Isabel, firme en su propósito de dedicar su vida a los pobres y enfermos, buscando en ellos al propio Jesucristo, rechazó una y otra vez la llamada de su padre, el rey de Hungría, que, valiéndose de nobles emisarios y hasta de la autoridad episcopal, trataba de convencerla de que regresase a su país. En cambio, acudió solícita a la llamada de su Señor, y a los veinticuatro años -1231- subió al cielo a recibir el premio merecido por haber aplicado el agua a tantos labios sedientos, curado tantas heridas ulceradas y consolado tantos corazones oprimidos.
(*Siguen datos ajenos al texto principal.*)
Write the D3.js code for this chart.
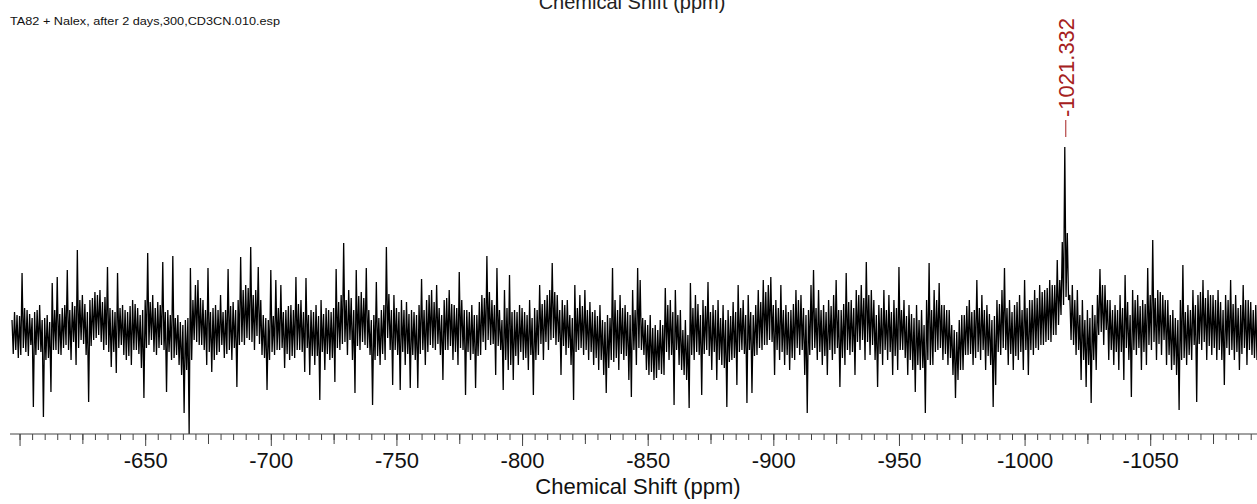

La fama de su santidad quedó bien patente en el entierro, que conmovió toda la comarca. Poco después de su muerte, las jerarquías religiosas de tres países y Conrado de Turingia, gran maestre que fue de la Orden Teutónica, promovieron en la Santa Sede la declaración de sus heroicas virtudes, y el proceso terminó con la solemne ceremonia de la canonización el 27 de mayo de 1235 en Perusa, todavía en vida de su padre, Andrés II de Hungría. Su festividad fue fijada para el 19 de noviembre [pero, en la actualidad, se celebra el 17 del mismo mes]. Unos meses más tarde fue colocada la primera piedra de la catedral gótica de Marburgo y en ella se rindió el primer testimonio de veneración a la santa princesa por el emperador Federico II al frente de su pueblo.
Santa Isabel de Hungría ha sido erigida como Patrona de la Tercera Orden Franciscana y son muchas las congregaciones religiosas dedicadas a la caridad que llevan su nombre, y más de setenta los templos que la tienen por Patrona.